• Supplied information

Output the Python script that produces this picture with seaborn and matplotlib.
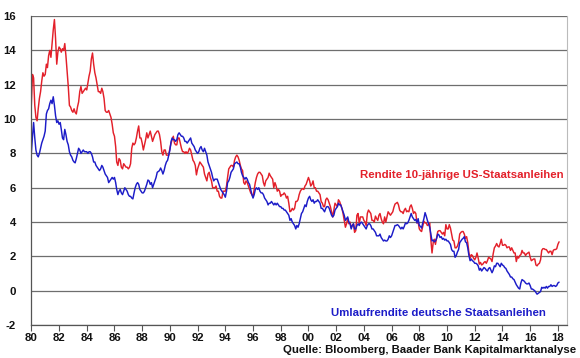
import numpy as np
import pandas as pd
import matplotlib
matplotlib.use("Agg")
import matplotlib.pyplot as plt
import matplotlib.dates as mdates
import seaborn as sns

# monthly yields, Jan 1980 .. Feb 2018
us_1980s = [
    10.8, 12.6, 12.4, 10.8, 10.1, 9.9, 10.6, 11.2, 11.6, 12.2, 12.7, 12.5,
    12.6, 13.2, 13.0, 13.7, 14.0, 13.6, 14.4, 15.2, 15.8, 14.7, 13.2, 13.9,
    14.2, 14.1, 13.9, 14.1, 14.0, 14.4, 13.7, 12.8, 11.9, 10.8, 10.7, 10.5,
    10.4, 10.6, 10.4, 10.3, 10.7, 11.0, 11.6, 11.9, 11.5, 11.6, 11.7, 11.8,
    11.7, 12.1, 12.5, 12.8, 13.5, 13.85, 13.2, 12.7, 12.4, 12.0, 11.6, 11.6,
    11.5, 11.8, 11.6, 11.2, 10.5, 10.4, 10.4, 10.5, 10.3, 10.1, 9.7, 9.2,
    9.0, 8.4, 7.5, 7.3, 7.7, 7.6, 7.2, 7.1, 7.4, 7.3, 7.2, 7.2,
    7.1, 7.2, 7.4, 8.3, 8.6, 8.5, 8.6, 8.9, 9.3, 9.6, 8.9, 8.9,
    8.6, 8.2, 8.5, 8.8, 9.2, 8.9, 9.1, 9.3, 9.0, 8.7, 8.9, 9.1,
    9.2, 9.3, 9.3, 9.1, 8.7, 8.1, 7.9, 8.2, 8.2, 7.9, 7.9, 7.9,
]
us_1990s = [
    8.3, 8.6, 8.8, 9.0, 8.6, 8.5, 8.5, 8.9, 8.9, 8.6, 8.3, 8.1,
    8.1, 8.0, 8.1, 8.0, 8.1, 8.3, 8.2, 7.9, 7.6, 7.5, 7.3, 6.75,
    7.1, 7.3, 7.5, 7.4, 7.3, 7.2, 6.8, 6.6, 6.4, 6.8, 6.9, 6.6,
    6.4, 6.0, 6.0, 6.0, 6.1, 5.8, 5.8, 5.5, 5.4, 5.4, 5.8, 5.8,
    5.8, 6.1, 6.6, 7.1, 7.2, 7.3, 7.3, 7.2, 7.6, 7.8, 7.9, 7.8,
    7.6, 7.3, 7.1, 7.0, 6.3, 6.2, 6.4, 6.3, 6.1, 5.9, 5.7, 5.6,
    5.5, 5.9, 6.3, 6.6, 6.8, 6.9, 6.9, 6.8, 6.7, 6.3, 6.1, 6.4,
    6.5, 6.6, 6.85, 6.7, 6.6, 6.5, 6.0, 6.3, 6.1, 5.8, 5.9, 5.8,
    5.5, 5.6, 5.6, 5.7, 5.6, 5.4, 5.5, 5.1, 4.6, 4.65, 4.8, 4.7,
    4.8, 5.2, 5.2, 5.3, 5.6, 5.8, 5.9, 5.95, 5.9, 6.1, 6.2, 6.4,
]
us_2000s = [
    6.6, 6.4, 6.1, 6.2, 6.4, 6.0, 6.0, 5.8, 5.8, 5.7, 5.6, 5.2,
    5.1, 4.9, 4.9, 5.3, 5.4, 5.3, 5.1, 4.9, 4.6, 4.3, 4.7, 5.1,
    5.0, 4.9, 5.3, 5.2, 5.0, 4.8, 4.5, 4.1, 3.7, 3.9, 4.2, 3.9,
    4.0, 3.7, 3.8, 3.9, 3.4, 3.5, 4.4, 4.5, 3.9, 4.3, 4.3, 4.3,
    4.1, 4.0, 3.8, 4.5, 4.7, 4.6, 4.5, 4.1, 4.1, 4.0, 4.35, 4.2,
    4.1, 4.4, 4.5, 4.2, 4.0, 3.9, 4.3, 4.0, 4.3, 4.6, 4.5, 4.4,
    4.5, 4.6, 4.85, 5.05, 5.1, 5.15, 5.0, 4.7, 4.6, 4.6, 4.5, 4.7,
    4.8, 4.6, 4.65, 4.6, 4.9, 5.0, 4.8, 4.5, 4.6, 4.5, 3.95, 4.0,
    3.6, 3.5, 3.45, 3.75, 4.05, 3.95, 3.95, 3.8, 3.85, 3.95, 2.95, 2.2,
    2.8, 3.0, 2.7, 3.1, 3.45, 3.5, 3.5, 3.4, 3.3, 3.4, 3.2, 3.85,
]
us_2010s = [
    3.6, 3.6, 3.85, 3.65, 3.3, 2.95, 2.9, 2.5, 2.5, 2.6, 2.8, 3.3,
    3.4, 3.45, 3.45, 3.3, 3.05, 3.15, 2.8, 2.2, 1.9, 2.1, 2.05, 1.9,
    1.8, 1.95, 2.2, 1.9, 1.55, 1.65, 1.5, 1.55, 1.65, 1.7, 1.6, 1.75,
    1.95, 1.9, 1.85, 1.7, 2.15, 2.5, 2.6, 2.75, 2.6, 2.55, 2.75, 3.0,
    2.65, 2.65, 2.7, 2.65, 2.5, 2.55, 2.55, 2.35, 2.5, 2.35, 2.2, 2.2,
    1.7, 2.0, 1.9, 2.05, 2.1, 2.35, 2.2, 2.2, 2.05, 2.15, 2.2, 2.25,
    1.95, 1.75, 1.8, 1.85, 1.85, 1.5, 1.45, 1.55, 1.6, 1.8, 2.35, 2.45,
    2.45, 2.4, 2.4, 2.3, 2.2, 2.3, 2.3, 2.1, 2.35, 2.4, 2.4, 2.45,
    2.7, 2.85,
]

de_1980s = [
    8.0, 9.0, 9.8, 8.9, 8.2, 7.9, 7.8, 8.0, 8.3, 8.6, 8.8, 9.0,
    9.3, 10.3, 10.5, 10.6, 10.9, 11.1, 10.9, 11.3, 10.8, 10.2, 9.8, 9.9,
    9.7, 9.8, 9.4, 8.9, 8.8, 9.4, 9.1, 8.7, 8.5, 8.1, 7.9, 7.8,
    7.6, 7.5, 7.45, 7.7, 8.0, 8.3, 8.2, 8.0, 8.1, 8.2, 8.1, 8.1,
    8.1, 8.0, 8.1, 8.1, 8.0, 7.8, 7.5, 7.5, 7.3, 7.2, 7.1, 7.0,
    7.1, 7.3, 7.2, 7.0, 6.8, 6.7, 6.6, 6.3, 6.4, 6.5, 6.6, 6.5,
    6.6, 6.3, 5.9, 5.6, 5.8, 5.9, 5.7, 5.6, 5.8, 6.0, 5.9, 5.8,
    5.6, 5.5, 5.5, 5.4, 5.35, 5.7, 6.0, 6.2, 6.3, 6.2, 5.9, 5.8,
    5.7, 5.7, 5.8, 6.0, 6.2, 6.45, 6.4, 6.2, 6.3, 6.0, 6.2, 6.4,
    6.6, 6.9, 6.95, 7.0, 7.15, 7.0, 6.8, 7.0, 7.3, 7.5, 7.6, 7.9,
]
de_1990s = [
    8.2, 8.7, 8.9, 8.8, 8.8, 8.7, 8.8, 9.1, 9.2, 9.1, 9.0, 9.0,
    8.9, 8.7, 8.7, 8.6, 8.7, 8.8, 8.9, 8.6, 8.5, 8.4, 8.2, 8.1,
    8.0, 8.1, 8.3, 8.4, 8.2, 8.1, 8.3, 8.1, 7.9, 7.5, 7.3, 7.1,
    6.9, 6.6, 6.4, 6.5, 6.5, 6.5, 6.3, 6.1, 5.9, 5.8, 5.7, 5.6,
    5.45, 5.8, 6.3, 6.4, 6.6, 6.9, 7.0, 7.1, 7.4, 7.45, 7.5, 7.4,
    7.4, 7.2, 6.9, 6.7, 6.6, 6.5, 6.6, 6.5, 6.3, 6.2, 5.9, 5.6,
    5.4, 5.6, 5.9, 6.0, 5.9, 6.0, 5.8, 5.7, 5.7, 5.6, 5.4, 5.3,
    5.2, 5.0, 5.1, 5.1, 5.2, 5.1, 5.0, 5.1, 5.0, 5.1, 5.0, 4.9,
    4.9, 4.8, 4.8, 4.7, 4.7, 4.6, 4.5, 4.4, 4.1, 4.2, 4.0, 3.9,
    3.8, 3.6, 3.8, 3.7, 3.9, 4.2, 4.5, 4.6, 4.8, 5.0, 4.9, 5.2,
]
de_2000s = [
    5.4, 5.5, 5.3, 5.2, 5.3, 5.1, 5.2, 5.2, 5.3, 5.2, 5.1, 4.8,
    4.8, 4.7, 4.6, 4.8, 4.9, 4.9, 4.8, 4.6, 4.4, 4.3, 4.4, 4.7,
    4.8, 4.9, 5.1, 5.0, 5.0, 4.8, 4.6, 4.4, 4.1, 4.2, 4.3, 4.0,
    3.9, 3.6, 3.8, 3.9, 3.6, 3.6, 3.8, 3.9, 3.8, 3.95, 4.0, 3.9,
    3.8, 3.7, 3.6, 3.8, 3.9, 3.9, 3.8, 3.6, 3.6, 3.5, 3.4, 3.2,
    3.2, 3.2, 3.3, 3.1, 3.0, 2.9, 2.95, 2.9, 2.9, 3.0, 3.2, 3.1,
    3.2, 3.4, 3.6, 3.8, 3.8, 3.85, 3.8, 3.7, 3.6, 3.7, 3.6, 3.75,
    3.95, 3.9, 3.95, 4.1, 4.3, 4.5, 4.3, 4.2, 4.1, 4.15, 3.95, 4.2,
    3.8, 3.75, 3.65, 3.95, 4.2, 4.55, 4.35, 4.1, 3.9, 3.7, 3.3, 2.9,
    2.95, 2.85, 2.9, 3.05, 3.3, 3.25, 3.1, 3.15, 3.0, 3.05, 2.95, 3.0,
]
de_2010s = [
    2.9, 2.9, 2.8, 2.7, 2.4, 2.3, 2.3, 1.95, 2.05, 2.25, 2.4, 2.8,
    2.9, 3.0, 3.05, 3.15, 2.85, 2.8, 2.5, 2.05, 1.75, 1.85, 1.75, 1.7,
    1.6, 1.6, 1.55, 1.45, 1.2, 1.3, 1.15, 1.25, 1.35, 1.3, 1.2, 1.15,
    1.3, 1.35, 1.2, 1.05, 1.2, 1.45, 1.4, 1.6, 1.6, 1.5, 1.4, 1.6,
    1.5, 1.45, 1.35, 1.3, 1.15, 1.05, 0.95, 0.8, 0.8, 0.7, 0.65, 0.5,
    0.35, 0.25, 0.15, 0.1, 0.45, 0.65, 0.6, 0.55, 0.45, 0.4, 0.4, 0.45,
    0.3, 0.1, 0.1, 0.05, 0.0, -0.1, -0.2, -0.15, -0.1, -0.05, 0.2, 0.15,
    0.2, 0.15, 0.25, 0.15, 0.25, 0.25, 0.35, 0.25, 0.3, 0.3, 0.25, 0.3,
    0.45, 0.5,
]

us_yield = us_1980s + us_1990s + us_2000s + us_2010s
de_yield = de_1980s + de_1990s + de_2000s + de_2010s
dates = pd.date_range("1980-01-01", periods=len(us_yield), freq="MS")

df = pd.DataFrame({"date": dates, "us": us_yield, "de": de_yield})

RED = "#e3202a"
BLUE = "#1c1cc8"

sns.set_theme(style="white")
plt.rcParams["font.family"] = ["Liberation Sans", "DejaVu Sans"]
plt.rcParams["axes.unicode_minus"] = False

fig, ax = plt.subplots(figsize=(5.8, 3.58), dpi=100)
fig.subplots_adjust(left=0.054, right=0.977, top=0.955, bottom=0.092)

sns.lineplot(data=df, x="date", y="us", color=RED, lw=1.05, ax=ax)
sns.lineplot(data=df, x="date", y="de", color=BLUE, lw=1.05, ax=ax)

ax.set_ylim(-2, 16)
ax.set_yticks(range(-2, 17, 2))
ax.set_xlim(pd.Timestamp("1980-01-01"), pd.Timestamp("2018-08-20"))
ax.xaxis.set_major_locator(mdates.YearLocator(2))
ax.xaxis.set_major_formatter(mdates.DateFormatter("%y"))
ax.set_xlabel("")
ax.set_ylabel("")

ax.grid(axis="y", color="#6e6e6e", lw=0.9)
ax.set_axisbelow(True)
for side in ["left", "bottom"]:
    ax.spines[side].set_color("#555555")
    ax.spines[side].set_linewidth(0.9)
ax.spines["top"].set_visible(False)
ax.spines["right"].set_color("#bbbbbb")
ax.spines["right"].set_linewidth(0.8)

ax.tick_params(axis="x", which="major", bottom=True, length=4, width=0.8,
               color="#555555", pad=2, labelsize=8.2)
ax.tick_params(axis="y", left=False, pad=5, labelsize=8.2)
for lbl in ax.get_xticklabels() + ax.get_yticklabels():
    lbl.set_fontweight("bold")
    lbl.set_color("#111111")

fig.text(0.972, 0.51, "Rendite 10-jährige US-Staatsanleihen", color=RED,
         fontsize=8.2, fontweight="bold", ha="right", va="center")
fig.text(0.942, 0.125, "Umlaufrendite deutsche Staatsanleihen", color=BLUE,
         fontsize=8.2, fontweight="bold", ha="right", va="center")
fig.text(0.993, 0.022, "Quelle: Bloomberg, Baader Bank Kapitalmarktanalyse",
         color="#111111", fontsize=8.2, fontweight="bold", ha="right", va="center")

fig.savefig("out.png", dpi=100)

• Set exercise
Without any pictures, reproduce the lines from the first one in the material through the line that has "import seaborn as sns", exactly as they appear.

• Answer for the task
Output the Python script that produces this picture with seaborn and matplotlib.
import numpy as np
import pandas as pd
import matplotlib
matplotlib.use("Agg")
import matplotlib.pyplot as plt
import matplotlib.dates as mdates
import seaborn as sns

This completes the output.